* begin *

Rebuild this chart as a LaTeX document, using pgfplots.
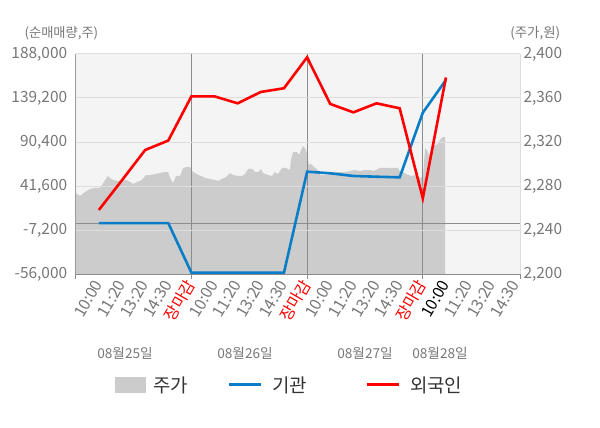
\documentclass[border=0pt]{standalone}
\usepackage{pgfplots}
\pgfplotsset{compat=1.18}
\usepackage{fontspec}
\setmainfont{Noto Sans CJK KR}
\definecolor{bgc}{HTML}{F4F4F4}
\definecolor{gridc}{HTML}{DDDDDD}
\definecolor{darkc}{HTML}{8C8C8C}
\definecolor{areac}{HTML}{CCCCCC}
\definecolor{bluec}{HTML}{0A7DC8}
\definecolor{redc}{HTML}{FF0000}
\definecolor{textc}{HTML}{777777}
\definecolor{legc}{HTML}{333333}
\begin{document}
\begin{tikzpicture}
\useasboundingbox (-75.7bp,-154bp) rectangle (524.3bp,274bp);
\begin{axis}[
  name=ax1, at={(0,0)}, anchor=south west,
  scale only axis, width=444.3bp, height=220bp,
  xmin=0, xmax=19.2, ymin=2200, ymax=2400,
  axis x line*=bottom, axis y line*=right,
  x axis line style={draw=none},
  y axis line style={draw=gridc, line width=1bp},
  axis background/.style={fill=bgc},
  xtick={1,...,19},
  xticklabels={10:00,11:20,13:20,14:30,\textcolor{redc}{장마감},10:00,11:20,13:20,14:30,\textcolor{redc}{장마감},10:00,11:20,13:20,14:30,\textcolor{redc}{장마감},\textcolor{black}{10:00},11:20,13:20,14:30},
  major tick length=0pt,
  x tick label style={xshift=1bp, yshift=-4.5bp, rotate=60, anchor=east, font=\fontsize{16}{18}\selectfont, text=textc},
  ytick={2200,2240,2280,2320,2360,2400},
  yticklabels={{2,200},{2,240},{2,280},{2,320},{2,360},{2,400}},
  y tick label style={font=\fontsize{15.5}{18}\selectfont, text=textc},
  scaled y ticks=false,
]
\addplot[fill=areac, draw=none] table {
0.00 2273.6
0.19 2270.9
0.40 2274.5
0.62 2277.3
0.83 2278.2
1.05 2278.2
1.14 2280.9
1.27 2285.5
1.40 2289.1
1.48 2287.3
1.61 2285.5
1.83 2284.5
2.00 2285.5
2.18 2285.5
2.35 2283.6
2.48 2281.8
2.65 2283.6
2.86 2285.5
3.04 2290.0
3.21 2290.0
3.43 2290.9
3.64 2291.8
3.86 2292.7
3.99 2292.7
4.08 2287.3
4.21 2282.7
4.33 2289.1
4.51 2289.1
4.64 2296.4
4.81 2297.3
4.94 2297.3
5.07 2292.7
5.16 2291.8
5.29 2290.0
5.42 2289.1
5.59 2287.3
5.80 2286.4
6.02 2285.5
6.15 2284.5
6.32 2286.4
6.50 2288.2
6.67 2291.8
6.80 2290.0
7.01 2289.1
7.19 2289.1
7.32 2290.9
7.45 2295.5
7.62 2295.5
7.75 2292.7
7.88 2292.7
8.01 2295.5
8.09 2291.8
8.31 2290.0
8.48 2289.1
8.61 2292.7
8.74 2290.9
8.92 2296.4
9.09 2296.4
9.26 2294.5
9.30 2303.6
9.39 2310.9
9.56 2310.9
9.65 2308.2
9.74 2312.7
9.82 2316.4
9.91 2314.5
10.00 2309.1
10.08 2299.1
10.17 2300.0
10.30 2297.3
10.47 2294.5
10.56 2290.0
10.78 2290.0
11.00 2290.9
11.21 2292.7
11.42 2292.7
11.64 2292.7
11.85 2293.6
12.07 2294.5
12.29 2293.6
12.50 2294.5
12.72 2294.5
12.85 2293.6
12.98 2294.5
13.15 2296.4
13.37 2296.4
13.58 2296.4
13.80 2296.4
13.93 2296.4
14.02 2292.7
14.14 2292.7
14.27 2290.9
14.36 2290.0
14.53 2289.1
14.66 2290.0
14.79 2288.2
14.92 2287.3
15.01 2290.0
15.10 2314.5
15.18 2312.7
15.27 2308.2
15.40 2312.7
15.48 2317.3
15.61 2317.3
15.74 2321.8
15.87 2324.5
15.96 2324.5
} \closedcycle;
\end{axis}
\begin{axis}[
  name=ax2, at={(0,0)}, anchor=south west,
  scale only axis, width=444.3bp, height=220bp,
  xmin=0, xmax=19.2, ymin=-56000, ymax=188000,
  axis x line*=bottom, axis y line*=left,
  x axis line style={draw=darkc, line width=1bp},
  y axis line style={draw=darkc!85, line width=1bp},
  xtick={5,10,15}, xticklabels={},
  extra x ticks={0,19.2}, extra x tick labels={}, extra x tick style={grid=none},
  xmajorgrids, x grid style={darkc, line width=1bp},
  tick align=outside,
  x tick style={draw=darkc, line width=1bp},
  major tick length=5bp,
  ytick={-56000,-7200,41600,90400,139200,188000},
  yticklabels={{-56,000},{-7,200},{41,600},{90,400},{139,200},{188,000}},
  y tick style={draw=none},
  ymajorgrids, y grid style={gridc, line width=1bp},
  y tick label style={font=\fontsize{15.5}{18}\selectfont, text=textc},
  scaled y ticks=false,
  legend image code/.code={\draw[#1, line width=3bp] (0bp,0bp) -- (32bp,0bp);},
  legend style={at={(0.0885,-0.5045)}, anchor=west, draw=none, fill=none,
    inner sep=0pt, outer sep=0pt, row sep=0pt,
    nodes={inner sep=0pt, outer sep=0pt},
    font=\fontsize{19}{22}\selectfont, text=legc,
    /tikz/column 1/.style={column sep=8bp},
    /tikz/column 2/.style={column sep=39bp},
    /tikz/column 3/.style={column sep=10bp},
    /tikz/column 4/.style={column sep=58bp},
    /tikz/column 5/.style={column sep=10bp}},
  legend columns=3,
]
\draw[darkc, line width=1bp] (axis cs:0,0) -- (axis cs:19.2,0);
\addlegendimage{legend image code/.code={\fill[areac] (0bp,-7.5bp) rectangle (30bp,7.5bp);}}
\addlegendentry{주가}
\addplot[bluec, line width=2.6bp] coordinates {
(1,500) (2,500) (3,500) (4,500) (5,-54500) (6,-54500) (7,-54500) (8,-54500) (9,-54500)
(10,57500) (11,55700) (12,52700) (13,51900) (14,51200) (15,122900) (16,159200)};
\addlegendentry{기관}
\addplot[redc, line width=2.6bp] coordinates {
(1,15000) (2,48000) (3,81500) (4,92000) (5,141000) (6,141000) (7,133300) (8,145900) (9,150000)
(10,184300) (11,132600) (12,123300) (13,133300) (14,127800) (15,28000) (16,162000)};
\addlegendentry{외국인}
\end{axis}
\node[font=\fontsize{13.3}{16}\selectfont, text=textc] at ([xshift=-14.3bp, yshift=21bp]ax2.north west) {(순매매량,주)};
\node[font=\fontsize{13.5}{16}\selectfont, text=textc] at ([xshift=15.3bp, yshift=21bp]ax2.north east) {(주가,원)};
\node[font=\fontsize{13.7}{16}\selectfont, text=textc] at ([xshift=49.3bp, yshift=-79bp]ax2.south west) {08월25일};
\node[font=\fontsize{13.7}{16}\selectfont, text=textc] at ([xshift=169.3bp, yshift=-79bp]ax2.south west) {08월26일};
\node[font=\fontsize{13.7}{16}\selectfont, text=textc] at ([xshift=289.3bp, yshift=-79bp]ax2.south west) {08월27일};
\node[font=\fontsize{13.7}{16}\selectfont, text=textc] at ([xshift=364.3bp, yshift=-79bp]ax2.south west) {08월28일};
\end{tikzpicture}
\end{document}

* end *

* [Written problem]:
Leave out the pictures and restate everything else word for word.

* [Exercise output]:
Rebuild this chart as a LaTeX document, using pgfplots.
\documentclass[border=0pt]{standalone}
\usepackage{pgfplots}
\pgfplotsset{compat=1.18}
\usepackage{fontspec}
\setmainfont{Noto Sans CJK KR}
\definecolor{bgc}{HTML}{F4F4F4}
\definecolor{gridc}{HTML}{DDDDDD}
\definecolor{darkc}{HTML}{8C8C8C}
\definecolor{areac}{HTML}{CCCCCC}
\definecolor{bluec}{HTML}{0A7DC8}
\definecolor{redc}{HTML}{FF0000}
\definecolor{textc}{HTML}{777777}
\definecolor{legc}{HTML}{333333}
\begin{document}
\begin{tikzpicture}
\useasboundingbox (-75.7bp,-154bp) rectangle (524.3bp,274bp);
\begin{axis}[
  name=ax1, at={(0,0)}, anchor=south west,
  scale only axis, width=444.3bp, height=220bp,
  xmin=0, xmax=19.2, ymin=2200, ymax=2400,
  axis x line*=bottom, axis y line*=right,
  x axis line style={draw=none},
  y axis line style={draw=gridc, line width=1bp},
  axis background/.style={fill=bgc},
  xtick={1,...,19},
  xticklabels={10:00,11:20,13:20,14:30,\textcolor{redc}{장마감},10:00,11:20,13:20,14:30,\textcolor{redc}{장마감},10:00,11:20,13:20,14:30,\textcolor{redc}{장마감},\textcolor{black}{10:00},11:20,13:20,14:30},
  major tick length=0pt,
  x tick label style={xshift=1bp, yshift=-4.5bp, rotate=60, anchor=east, font=\fontsize{16}{18}\selectfont, text=textc},
  ytick={2200,2240,2280,2320,2360,2400},
  yticklabels={{2,200},{2,240},{2,280},{2,320},{2,360},{2,400}},
  y tick label style={font=\fontsize{15.5}{18}\selectfont, text=textc},
  scaled y ticks=false,
]
\addplot[fill=areac, draw=none] table {
0.00 2273.6
0.19 2270.9
0.40 2274.5
0.62 2277.3
0.83 2278.2
1.05 2278.2
1.14 2280.9
1.27 2285.5
1.40 2289.1
1.48 2287.3
1.61 2285.5
1.83 2284.5
2.00 2285.5
2.18 2285.5
2.35 2283.6
2.48 2281.8
2.65 2283.6
2.86 2285.5
3.04 2290.0
3.21 2290.0
3.43 2290.9
3.64 2291.8
3.86 2292.7
3.99 2292.7
4.08 2287.3
4.21 2282.7
4.33 2289.1
4.51 2289.1
4.64 2296.4
4.81 2297.3
4.94 2297.3
5.07 2292.7
5.16 2291.8
5.29 2290.0
5.42 2289.1
5.59 2287.3
5.80 2286.4
6.02 2285.5
6.15 2284.5
6.32 2286.4
6.50 2288.2
6.67 2291.8
6.80 2290.0
7.01 2289.1
7.19 2289.1
7.32 2290.9
7.45 2295.5
7.62 2295.5
7.75 2292.7
7.88 2292.7
8.01 2295.5
8.09 2291.8
8.31 2290.0
8.48 2289.1
8.61 2292.7
8.74 2290.9
8.92 2296.4
9.09 2296.4
9.26 2294.5
9.30 2303.6
9.39 2310.9
9.56 2310.9
9.65 2308.2
9.74 2312.7
9.82 2316.4
9.91 2314.5
10.00 2309.1
10.08 2299.1
10.17 2300.0
10.30 2297.3
10.47 2294.5
10.56 2290.0
10.78 2290.0
11.00 2290.9
11.21 2292.7
11.42 2292.7
11.64 2292.7
11.85 2293.6
12.07 2294.5
12.29 2293.6
12.50 2294.5
12.72 2294.5
12.85 2293.6
12.98 2294.5
13.15 2296.4
13.37 2296.4
13.58 2296.4
13.80 2296.4
13.93 2296.4
14.02 2292.7
14.14 2292.7
14.27 2290.9
14.36 2290.0
14.53 2289.1
14.66 2290.0
14.79 2288.2
14.92 2287.3
15.01 2290.0
15.10 2314.5
15.18 2312.7
15.27 2308.2
15.40 2312.7
15.48 2317.3
15.61 2317.3
15.74 2321.8
15.87 2324.5
15.96 2324.5
} \closedcycle;
\end{axis}
\begin{axis}[
  name=ax2, at={(0,0)}, anchor=south west,
  scale only axis, width=444.3bp, height=220bp,
  xmin=0, xmax=19.2, ymin=-56000, ymax=188000,
  axis x line*=bottom, axis y line*=left,
  x axis line style={draw=darkc, line width=1bp},
  y axis line style={draw=darkc!85, line width=1bp},
  xtick={5,10,15}, xticklabels={},
  extra x ticks={0,19.2}, extra x tick labels={}, extra x tick style={grid=none},
  xmajorgrids, x grid style={darkc, line width=1bp},
  tick align=outside,
  x tick style={draw=darkc, line width=1bp},
  major tick length=5bp,
  ytick={-56000,-7200,41600,90400,139200,188000},
  yticklabels={{-56,000},{-7,200},{41,600},{90,400},{139,200},{188,000}},
  y tick style={draw=none},
  ymajorgrids, y grid style={gridc, line width=1bp},
  y tick label style={font=\fontsize{15.5}{18}\selectfont, text=textc},
  scaled y ticks=false,
  legend image code/.code={\draw[#1, line width=3bp] (0bp,0bp) -- (32bp,0bp);},
  legend style={at={(0.0885,-0.5045)}, anchor=west, draw=none, fill=none,
    inner sep=0pt, outer sep=0pt, row sep=0pt,
    nodes={inner sep=0pt, outer sep=0pt},
    font=\fontsize{19}{22}\selectfont, text=legc,
    /tikz/column 1/.style={column sep=8bp},
    /tikz/column 2/.style={column sep=39bp},
    /tikz/column 3/.style={column sep=10bp},
    /tikz/column 4/.style={column sep=58bp},
    /tikz/column 5/.style={column sep=10bp}},
  legend columns=3,
]
\draw[darkc, line width=1bp] (axis cs:0,0) -- (axis cs:19.2,0);
\addlegendimage{legend image code/.code={\fill[areac] (0bp,-7.5bp) rectangle (30bp,7.5bp);}}
\addlegendentry{주가}
\addplot[bluec, line width=2.6bp] coordinates {
(1,500) (2,500) (3,500) (4,500) (5,-54500) (6,-54500) (7,-54500) (8,-54500) (9,-54500)
(10,57500) (11,55700) (12,52700) (13,51900) (14,51200) (15,122900) (16,159200)};
\addlegendentry{기관}
\addplot[redc, line width=2.6bp] coordinates {
(1,15000) (2,48000) (3,81500) (4,92000) (5,141000) (6,141000) (7,133300) (8,145900) (9,150000)
(10,184300) (11,132600) (12,123300) (13,133300) (14,127800) (15,28000) (16,162000)};
\addlegendentry{외국인}
\end{axis}
\node[font=\fontsize{13.3}{16}\selectfont, text=textc] at ([xshift=-14.3bp, yshift=21bp]ax2.north west) {(순매매량,주)};
\node[font=\fontsize{13.5}{16}\selectfont, text=textc] at ([xshift=15.3bp, yshift=21bp]ax2.north east) {(주가,원)};
\node[font=\fontsize{13.7}{16}\selectfont, text=textc] at ([xshift=49.3bp, yshift=-79bp]ax2.south west) {08월25일};
\node[font=\fontsize{13.7}{16}\selectfont, text=textc] at ([xshift=169.3bp, yshift=-79bp]ax2.south west) {08월26일};
\node[font=\fontsize{13.7}{16}\selectfont, text=textc] at ([xshift=289.3bp, yshift=-79bp]ax2.south west) {08월27일};
\node[font=\fontsize{13.7}{16}\selectfont, text=textc] at ([xshift=364.3bp, yshift=-79bp]ax2.south west) {08월28일};
\end{tikzpicture}
\end{document}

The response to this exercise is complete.